The FCC’s most recent reform proposal proposes to reform the absolute Hell out of Lifeline, the $2.25 billion program to provide low-income Americans with broadband Internet access. Also, phones. The Lifeline Program has been doing its job since 1985, when noted socialist firebrand Ronald Reagan instituted it to subsidize phone service in underprivileged communities. It was expanded to include broadband Internet access in 2016, and right now 12 million households benefit from Lifeline-subsidized phone and Internet access.

That’s apparently a problem.

The FCC’s stated concern is that the General Accounting Office recently found $1.2 million of the $2.25 billion Lifeline budget was being used fraudulently. Fraud is bad!
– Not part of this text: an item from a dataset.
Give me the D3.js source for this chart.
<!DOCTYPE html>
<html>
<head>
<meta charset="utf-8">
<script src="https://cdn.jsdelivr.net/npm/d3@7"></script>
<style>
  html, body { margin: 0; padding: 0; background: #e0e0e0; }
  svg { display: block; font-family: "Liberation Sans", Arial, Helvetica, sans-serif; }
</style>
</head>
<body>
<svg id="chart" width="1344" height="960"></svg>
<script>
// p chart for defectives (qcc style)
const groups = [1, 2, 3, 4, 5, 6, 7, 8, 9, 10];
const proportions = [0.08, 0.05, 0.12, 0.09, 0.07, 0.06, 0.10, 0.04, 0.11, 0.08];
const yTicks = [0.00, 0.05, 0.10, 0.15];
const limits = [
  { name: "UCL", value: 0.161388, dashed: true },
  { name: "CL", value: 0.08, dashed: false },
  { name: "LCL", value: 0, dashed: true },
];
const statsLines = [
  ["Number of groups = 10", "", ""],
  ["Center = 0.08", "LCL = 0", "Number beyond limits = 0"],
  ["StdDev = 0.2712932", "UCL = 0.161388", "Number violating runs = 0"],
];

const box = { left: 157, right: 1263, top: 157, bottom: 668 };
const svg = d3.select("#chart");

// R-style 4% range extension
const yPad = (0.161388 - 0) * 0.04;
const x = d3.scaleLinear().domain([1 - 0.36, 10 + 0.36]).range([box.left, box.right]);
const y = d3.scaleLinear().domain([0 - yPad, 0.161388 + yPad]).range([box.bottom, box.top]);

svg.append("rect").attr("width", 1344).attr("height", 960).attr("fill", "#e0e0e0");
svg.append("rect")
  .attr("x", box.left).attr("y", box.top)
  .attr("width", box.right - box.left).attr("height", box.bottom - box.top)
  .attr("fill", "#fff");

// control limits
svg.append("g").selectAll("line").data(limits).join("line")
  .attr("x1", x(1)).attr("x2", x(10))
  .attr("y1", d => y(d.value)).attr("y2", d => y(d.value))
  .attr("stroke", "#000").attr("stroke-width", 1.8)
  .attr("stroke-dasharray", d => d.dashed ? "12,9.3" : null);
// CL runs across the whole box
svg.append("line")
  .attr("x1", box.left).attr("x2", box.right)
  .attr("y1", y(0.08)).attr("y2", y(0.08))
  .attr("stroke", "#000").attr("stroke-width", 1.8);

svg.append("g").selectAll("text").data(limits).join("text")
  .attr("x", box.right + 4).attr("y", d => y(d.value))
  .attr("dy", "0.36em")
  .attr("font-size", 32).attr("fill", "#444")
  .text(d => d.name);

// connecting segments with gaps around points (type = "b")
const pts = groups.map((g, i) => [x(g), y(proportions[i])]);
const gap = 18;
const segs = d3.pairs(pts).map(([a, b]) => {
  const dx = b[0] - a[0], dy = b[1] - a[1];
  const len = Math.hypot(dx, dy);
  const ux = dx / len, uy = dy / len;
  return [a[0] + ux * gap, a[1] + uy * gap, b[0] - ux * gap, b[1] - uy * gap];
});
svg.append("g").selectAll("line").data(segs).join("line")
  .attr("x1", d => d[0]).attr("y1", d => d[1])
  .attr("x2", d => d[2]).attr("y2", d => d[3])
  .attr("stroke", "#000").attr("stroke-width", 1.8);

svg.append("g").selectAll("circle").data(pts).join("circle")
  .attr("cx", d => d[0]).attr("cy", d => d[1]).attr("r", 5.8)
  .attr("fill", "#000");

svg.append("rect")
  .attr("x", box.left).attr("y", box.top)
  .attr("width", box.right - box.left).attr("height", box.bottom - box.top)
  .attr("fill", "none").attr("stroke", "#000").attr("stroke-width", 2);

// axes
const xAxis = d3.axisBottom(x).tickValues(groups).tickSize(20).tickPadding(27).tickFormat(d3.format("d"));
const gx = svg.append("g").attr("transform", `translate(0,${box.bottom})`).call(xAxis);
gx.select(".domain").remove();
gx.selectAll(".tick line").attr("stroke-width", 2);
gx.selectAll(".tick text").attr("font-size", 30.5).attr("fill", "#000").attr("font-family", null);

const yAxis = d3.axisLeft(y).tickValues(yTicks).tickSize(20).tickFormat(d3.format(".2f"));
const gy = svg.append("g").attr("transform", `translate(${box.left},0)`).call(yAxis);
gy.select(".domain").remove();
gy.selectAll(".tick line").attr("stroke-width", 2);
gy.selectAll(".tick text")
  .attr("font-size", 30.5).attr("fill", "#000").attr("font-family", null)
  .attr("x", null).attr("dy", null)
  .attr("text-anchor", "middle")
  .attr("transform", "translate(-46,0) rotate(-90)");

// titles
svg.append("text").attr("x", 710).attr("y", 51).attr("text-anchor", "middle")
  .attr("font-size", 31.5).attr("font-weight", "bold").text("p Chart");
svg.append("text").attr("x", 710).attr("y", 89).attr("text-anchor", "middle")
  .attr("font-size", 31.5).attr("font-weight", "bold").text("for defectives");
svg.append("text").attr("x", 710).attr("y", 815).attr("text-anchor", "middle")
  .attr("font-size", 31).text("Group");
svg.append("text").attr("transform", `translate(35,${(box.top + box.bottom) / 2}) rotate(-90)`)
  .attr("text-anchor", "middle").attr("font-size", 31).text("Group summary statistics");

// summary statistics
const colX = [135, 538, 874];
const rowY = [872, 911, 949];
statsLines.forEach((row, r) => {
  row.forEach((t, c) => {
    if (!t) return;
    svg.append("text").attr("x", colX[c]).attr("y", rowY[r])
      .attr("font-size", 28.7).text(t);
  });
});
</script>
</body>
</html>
But in case you don’t have your TI-85 handy, that’s less than a tenth of 1 percent. That is not very much fraud. Not enough to nix an entire program, at least.

The greater concern, as usual, appears to be about profit. Under the current Lifeline guidelines, many subsidized companies are small ISPs and resellers providing access to third-party networks. Often, these services are the only Internet access available in rural areas, tribal lands, and other underserved communities.

That doesn’t work for Commissioner Pai.

Earlier this year, Pai used “delegated authority,” the FCC’s version of executive orders, to bypass oversight and personally rescind subsidy access from 9 ISPs providing services to rural areas and tribal lands.

These reforms continue that trend. They ban subsidies for no-cost Internet service, which is the business model of 70% of current Lifeline subsidy recipients. It is notably not the business model of large ISPs that rhyme with Buhrizon. I’m sure that’s a coincidence.

They also impose an absolute budget cap, meaning that millions of poor households could lose their Internet access, and the increased opportunities for education and employment that come with it, if someone in a comfy office a thousand miles away effs up the accounting.

In short, it sucks.

The proposed reforms to the Lifeline Project are another example of the FCC, deliberately or through negligence, rigging the market in favor of major conglomerates at the expense of consumers, small businesses and the general public.

Lifeline isn’t perfect, but it’s doing its job. Whether the same can be said for Ajit Pai’s FCC is, at best, an open question.